Here’s the latest, from the New York Post, on Alec Baldwin’s attempts to evade responsibility for shooting two people on the set of his movie Rust.
Santa Fe District Attorney Mary Carmack-Altwies told Vanity Fair she had watched Alec Baldwin’s bombshell interview with ABC in December and was drawn to the actor’s claim that he did not pull the trigger.
“You can pull the hammer back without actually pulling the trigger and without actually locking it,” Carmack-Altwies said. “So you pull it back partway, it doesn’t lock, and then if you let it go, the firing pin can hit the primer of the bullet.”
This is clearly coming from someone who’s never tried it. I’ve tried it, and so have a lot of other people, and anyone who actually tries it will see that while the firing pin can touch the primer, it can’t do so with enough force to set it off — sort of like trying to break an egg by hitting it with a feather.
But interestingly, she claims to have tried it:
The DA requested that one of her investigators bring his old-style revolver to her office to test if a mechanical malfunction could have caused the gun to go off. They cleared a room, and she had two investigators inspect the gun to confirm it was not loaded.

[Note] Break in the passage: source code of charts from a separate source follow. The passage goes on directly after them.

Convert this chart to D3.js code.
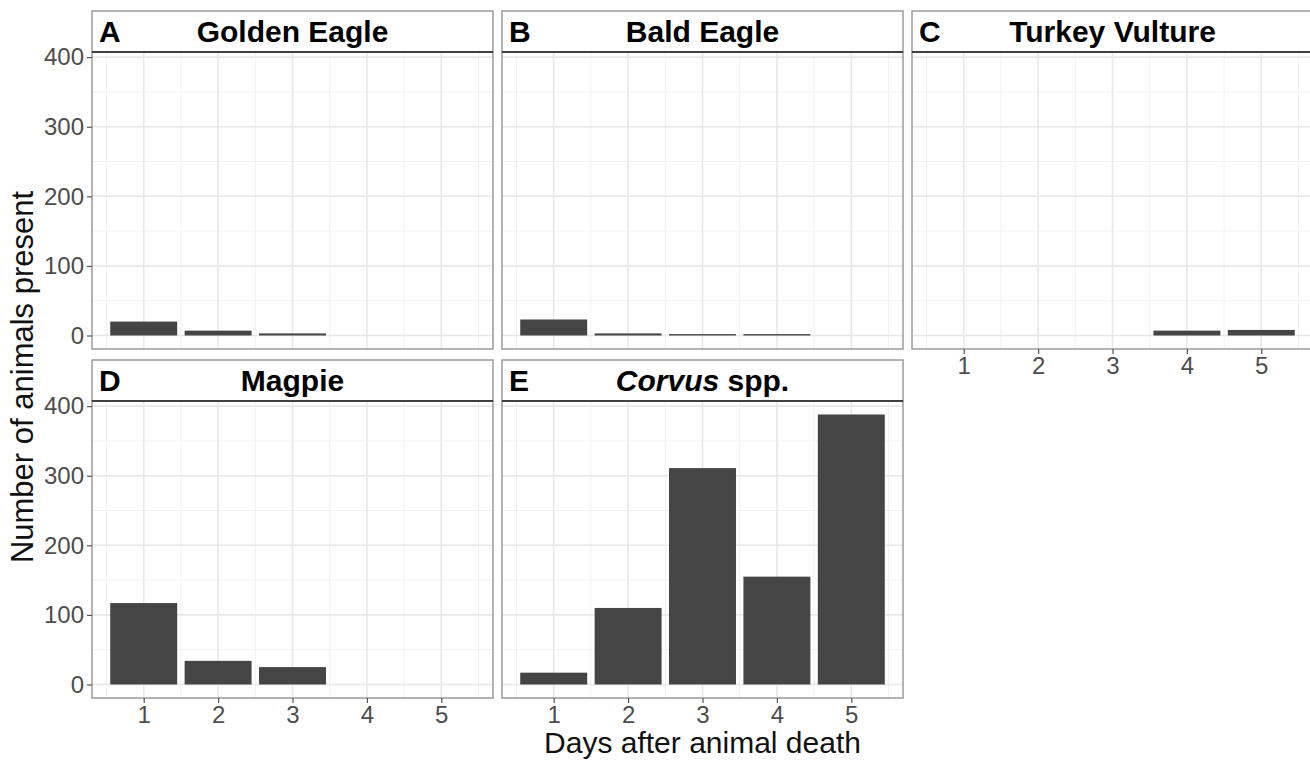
<!DOCTYPE html>
<html lang="en">
<head>
  <meta charset="UTF-8">
  <title>Scavenger birds by day</title>
  <script src="https://d3js.org/d3.v7.min.js"></script>
  <style>
    body { margin: 0; background: #fff; }
    svg { font-family: "Liberation Sans", Arial, sans-serif; }
  </style>
</head>
<body>
<script>
  // data
  var days = [1, 2, 3, 4, 5];
  var species = ["Golden Eagle", "Bald Eagle", "Turkey Vulture", "Magpie", "Corvus spp."];
  var letters = ["A", "B", "C", "D", "E"];
  var goldenEagle = [20, 7, 3, 0, 0];
  var baldEagle = [23, 3, 2, 2, 0];
  var turkeyVulture = [0, 0, 0, 7, 8];
  var magpie = [117, 34, 25, 0, 0];
  var corvus = [17, 110, 311, 155, 388];
  var yTicks = [0, 100, 200, 300, 400];

  var series = [goldenEagle, baldEagle, turkeyVulture, magpie, corvus];

  var W = 1310, H = 762;
  var colX = [92, 502, 912];
  var rowTop = [11, 360];
  var panelW = 401, stripH = 41, plotH = 297;

  var svg = d3.select("body").append("svg")
    .attr("width", W)
    .attr("height", H);

  // shared scales, like ggplot facets
  var maxV = d3.max(series, function (s) { return d3.max(s); });
  var y = d3.scaleLinear()
    .domain([-maxV * 0.05, maxV * 1.05])
    .range([plotH, 0]);
  var barW = 0.9;
  var x = d3.scaleLinear()
    .domain([1 - barW / 2 - 4.9 * 0.05, 5 + barW / 2 + 4.9 * 0.05])
    .range([0, panelW]);

  var minorX = [0.5, 1.5, 2.5, 3.5, 4.5, 5.5];
  var minorY = [50, 150, 250, 350];

  species.forEach(function (name, i) {
    var col = i % 3, row = Math.floor(i / 3);
    var vals = series[i];
    var g = svg.append("g")
      .attr("transform", "translate(" + colX[col] + "," + (rowTop[row] + stripH) + ")");

    // strip
    var strip = svg.append("g")
      .attr("transform", "translate(" + colX[col] + "," + rowTop[row] + ")");
    strip.append("rect")
      .attr("x", 0).attr("y", 0)
      .attr("width", panelW).attr("height", stripH)
      .attr("fill", "#fff")
      .attr("stroke", "#9a9a9a")
      .attr("stroke-width", 1.5);
    strip.append("line")
      .attr("x1", 0).attr("x2", panelW)
      .attr("y1", stripH).attr("y2", stripH)
      .attr("stroke", "#404040")
      .attr("stroke-width", 2);
    strip.append("text")
      .attr("x", 7).attr("y", 31)
      .attr("font-size", 30).attr("font-weight", "bold")
      .attr("fill", "#000")
      .text(letters[i]);
    var title = strip.append("text")
      .attr("x", panelW / 2).attr("y", 31)
      .attr("text-anchor", "middle")
      .attr("font-size", 30).attr("font-weight", "bold")
      .attr("fill", "#000");
    if (name === "Corvus spp.") {
      title.append("tspan").attr("font-style", "italic").text("Corvus");
      title.append("tspan").text(" spp.");
    } else {
      title.text(name);
    }

    // grid
    g.selectAll(".minx").data(minorX).enter().append("line")
      .attr("x1", function (d) { return x(d); }).attr("x2", function (d) { return x(d); })
      .attr("y1", 0).attr("y2", plotH)
      .attr("stroke", "#f2f2f2").attr("stroke-width", 1);
    g.selectAll(".miny").data(minorY).enter().append("line")
      .attr("x1", 0).attr("x2", panelW)
      .attr("y1", function (d) { return y(d); }).attr("y2", function (d) { return y(d); })
      .attr("stroke", "#f2f2f2").attr("stroke-width", 1);
    g.selectAll(".majx").data(days).enter().append("line")
      .attr("x1", function (d) { return x(d); }).attr("x2", function (d) { return x(d); })
      .attr("y1", 0).attr("y2", plotH)
      .attr("stroke", "#e8e8e8").attr("stroke-width", 1.6);
    g.selectAll(".majy").data(yTicks).enter().append("line")
      .attr("x1", 0).attr("x2", panelW)
      .attr("y1", function (d) { return y(d); }).attr("y2", function (d) { return y(d); })
      .attr("stroke", "#e8e8e8").attr("stroke-width", 1.6);

    // bars
    var rows = days.map(function (d, k) { return { day: d, v: vals[k] }; })
      .filter(function (d) { return d.v > 0; });
    g.selectAll(".bar").data(rows).enter().append("rect")
      .attr("x", function (d) { return x(d.day - barW / 2); })
      .attr("width", x(barW) - x(0))
      .attr("y", function (d) { return y(d.v); })
      .attr("height", function (d) { return y(0) - y(d.v); })
      .attr("fill", "#454545");

    // border
    g.append("rect")
      .attr("width", panelW).attr("height", plotH)
      .attr("fill", "none")
      .attr("stroke", "#9a9a9a")
      .attr("stroke-width", 1.5);

    // axes
    if (col === 0) {
      var ya = g.append("g")
        .call(d3.axisLeft(y).tickValues(yTicks).tickSize(5).tickPadding(3));
      ya.select(".domain").remove();
      ya.selectAll("line").attr("stroke", "#555").attr("stroke-width", 1.2);
      ya.selectAll("text").attr("font-size", 24).attr("fill", "#4d4d4d")
        .attr("font-family", "Liberation Sans, Arial, sans-serif");
    }
    var hasBelow = (row === 0 && i + 3 < species.length);
    if (!hasBelow) {
      var xa = g.append("g")
        .attr("transform", "translate(0," + plotH + ")")
        .call(d3.axisBottom(x).tickValues(days).tickFormat(d3.format("d")).tickSize(5).tickPadding(3));
      xa.select(".domain").remove();
      xa.selectAll("line").attr("stroke", "#555").attr("stroke-width", 1.2);
      xa.selectAll("text").attr("font-size", 24).attr("fill", "#4d4d4d")
        .attr("font-family", "Liberation Sans, Arial, sans-serif");
    }
  });

  // axis titles
  svg.append("text")
    .attr("x", (colX[0] + colX[2] + panelW) / 2)
    .attr("y", 753)
    .attr("text-anchor", "middle")
    .attr("font-size", 30)
    .attr("fill", "#111")
    .text("Days after animal death");

  svg.append("text")
    .attr("transform", "translate(33," + ((rowTop[0] + stripH + rowTop[1] + stripH + plotH) / 2 + 2) + ") rotate(-90)")
    .attr("text-anchor", "middle")
    .attr("font-size", 31)
    .attr("fill", "#111")
    .text("Number of animals present");
</script>
</body>
</html>
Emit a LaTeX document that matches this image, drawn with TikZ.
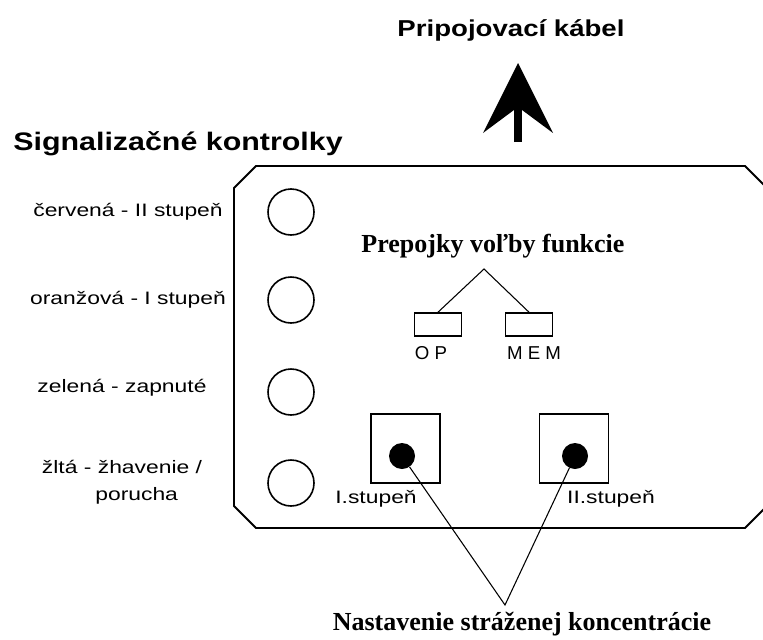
\documentclass[tikz,border=0pt]{standalone}
\usepackage{fontspec}
\setmainfont{Liberation Serif}
\newfontfamily\headfont[FakeStretch=1.2]{Liberation Sans}
\newfontfamily\lampfont[FakeStretch=1.27]{Liberation Sans}
\newfontfamily\jumpfont{Liberation Sans}
\usepackage{tikz}
\usetikzlibrary{arrows.meta,positioning}
\tikzstyle{cablearrow} = [line width=6pt,-{Stealth[length=52.5pt,width=52.5pt,inset=19.5pt,line width=0pt]}]
\tikzstyle{pointer} = [line width=0.8pt]

\begin{document}
\begin{tikzpicture}[x=0.75pt, y=-0.75pt,
    heading/.style={font=\headfont\bfseries\fontsize{19}{22}\selectfont},
    lamptext/.style={font=\lampfont\fontsize{13.5}{20}\selectfont, align=center},
    lamp/.style={circle, draw, line width=1.2pt, minimum size=34.5pt, inner sep=0pt},
    jumper/.style={rectangle, draw, line width=1.2pt, minimum width=35pt, minimum height=17.25pt, inner sep=0pt},
    jumptext/.style={font=\jumpfont\fontsize{14}{16}\selectfont},
    knob/.style={rectangle, draw, line width=1.2pt, minimum size=51.75pt, inner sep=0pt},
    knobdot/.style={circle, fill, minimum size=19.5pt, inner sep=0pt},
    caption/.style={font=\bfseries\fontsize{19.5}{22}\selectfont}]

\useasboundingbox (0,0) rectangle (763,639);
\clip (0,0) rectangle (763,639);

% Housing
\draw[line width=1.4pt] (234,188) -- (256,166) -- (745,166) -- (767,188)
    -- (767,506) -- (745,528) -- (256,528) -- (234,506) -- cycle;

% Cable
\node[heading, font=\headfont\bfseries\fontsize{17.25}{20}\selectfont] (cabletitle) at (511,30) {Pripojovací kábel};
\coordinate (cablefoot) at (518,142);
\coordinate (cabletip) at (518,63);
\draw[cablearrow] (cablefoot) -- (cabletip);

% Signal lamps
\node[heading] (lamptitle) at (178,144) {Signalizačné kontrolky};

\node[lamp] (lampred) at (291,212) {};
\node[lamp] (lamporange) at (291,300) {};
\node[lamp] (lampgreen) at (291,392) {};
\node[lamp] (lampyellow) at (291,483) {};

\node[lamptext] (redtext) at (128,212) {červená - II stupeň};
\node[lamptext] (orangetext) at (128,300) {oranžová - I stupeň};
\node[lamptext] (greentext) at (122,388) {zelená - zapnuté};
\node[lamptext] (yellowtext) at (122,482) {žltá - žhavenie /\\ \hspace*{22pt}porucha};

% Function jumpers
\node[caption] (jumptitle) at (493,246) {Prepojky voľby funkcie};
\coordinate (jumpfork) at (484,269);
\node[jumper] (jumpop) at (438,324.5) {};
\node[jumper] (jumpmem) at (529,324.5) {};
\draw[pointer] (jumpop.north) -- (jumpfork) -- (jumpmem.north);

\node[jumptext] (optext) at (431,353) {O P};
\node[jumptext] (memtext) at (534,353) {M E M};

% Level knobs
\node[knob] (knobone) at (405.5,448.5) {};
\node[knobdot] (dotone) at (402,456) {};
\node[knob] (knobtwo) at (574,448.5) {};
\node[knobdot] (dottwo) at (575,456) {};

\node[lamptext] (onetext) at (376,499) {I.stupeň};
\node[lamptext] (twotext) at (611,499) {II.stupeň};

\coordinate (setfork) at (505,605);
\draw[pointer] (dotone) -- (setfork) -- (dottwo);
\node[caption] (settitle) at (522,624) {Nastavenie stráženej koncentrácie};

\end{tikzpicture}
\end{document}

Her test revealed that the hammer could have caused the live round to fire.
But wait — if the gun was unloaded, how could she conclude anything about whether the hammer could cause a round to fire? With an unloaded gun, the most you can conclude is that the hammer could reach the primer, not that it could strike it with enough force to set it off.
If you’re not clear on the difference, find a boxer or other martial artist, and ask him to reach your face, and then to strike your face. Report your findings in the comments section below.
Absent video of a hammer being dropped and a primer going off, we have to conclude that her ‘test’ didn’t ‘reveal’ anything — except her own desire to find any excuse at all not to prosecute this case.
This is what trials are for. Let’s have a trial, and the defense do a real test — loading blanks into a revolver, dropping the hammer from the pre-locking distance of 1/4 inch, and seeing if the gun goes off — in front of a jury. To give the defense the benefit of the doubt, they can try it 100 times — or 1000 times — and see if the primer ever goes off.
It won’t. And then the jury can draw its own conclusions — instead of being denied that opportunity by a district attorney who, by her own admission, ‘doesn’t know too much about guns, certainly not about 1850s-era revolvers’.